What if expected utility maximization over a defined domain is not the model of intelligence? What if, rather, it is dangerously misleading to bet too hard on intelligence as a single-point optimization process? This page collects the non-utility alternatives: entities that persist rather than optimize, and agents that manufacture their own goals through intrinsic motivation. This page is about a third idea that draws on both but lives at the level of the whole process — open-endedness.
Gotta say that this likely connects to Nassim Taleb’s Black Swans etc. His notion of weird risks from outside your model is a kind of critique of the closed ontologies of optimization.
1 Building open-endedness
What does it mean for a system to be “open-ended”? Maybe it is hard to describe, but easier to manufacture? Jeff Clune posed a version of this question at EXAIT:
Could we devise an open-ended exploratory algorithm that is worth running for a billion years?

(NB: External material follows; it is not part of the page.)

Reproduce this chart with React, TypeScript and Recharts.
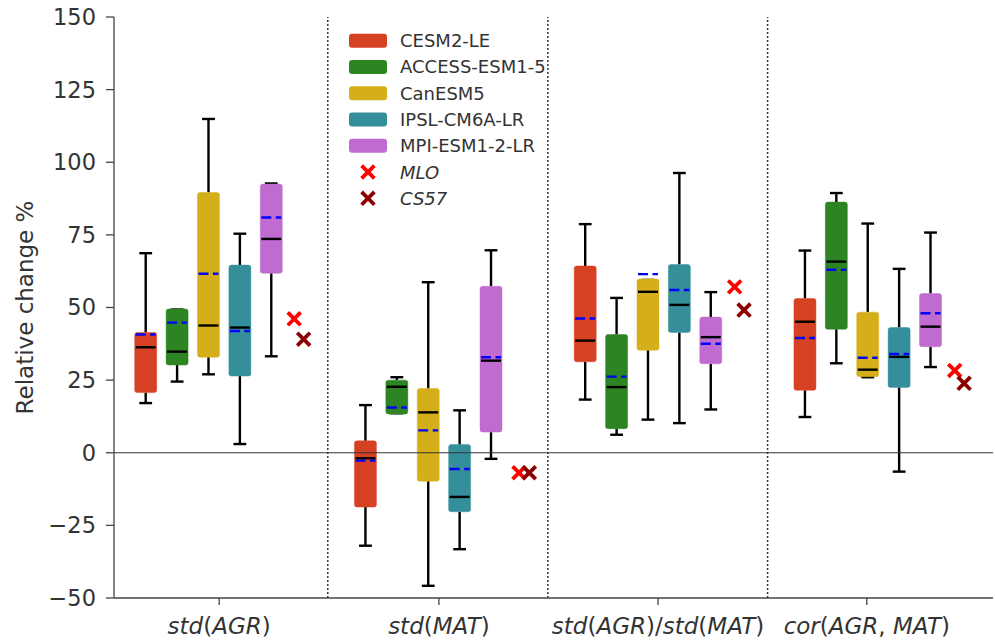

This isn’t about solving a single benchmark or reaching a single target loss. It’s about building processes that never finish and that continually create novelty, complexity, and surprise. That’s what life itself appears to be building.
Implementations
- POET: endlessly generates new environments and their solutions in tandem (Wang et al. 2019, 2020; Ecoffet et al. 2021).
- Quality-diversity algorithms: not just about finding a single optimum but about filling out the space of possible strategies (Cully et al. 2015).
- OMNI-EPIC: links human notions of interestingness with programmatically generated environments (Faldor et al. 2024). See also maxencefaldor/omni-epic
- Broader frameworks in AI-GA (AI generating algorithms) (Clune 2020).
These approaches move away from a single-point optimisation worldview toward something more like evolution: messy, self-propagating, self-diversifying, and driven by the imperatives of persistence and exploration.
2 Incoming
Co-evolutionary free lunches, maybe (Wolpert and Macready 2005) — in that it’s kind of about coopetition and mechanism.
Alex Graves surely
David Ha likewise
Sakana AI seems to be commercial and thinking about this, and probably has David’s attention at the moment
A-life folks kind of started on this. I should reactivate the synapses that used to hold my A-life knowledge
HT Chris Pang for pointing out that I should link to
- Infinite games (Carse 2012)
- C. Thi Nguyen on games (Nguyen 2020) (fun games, prisoner’s dilemma).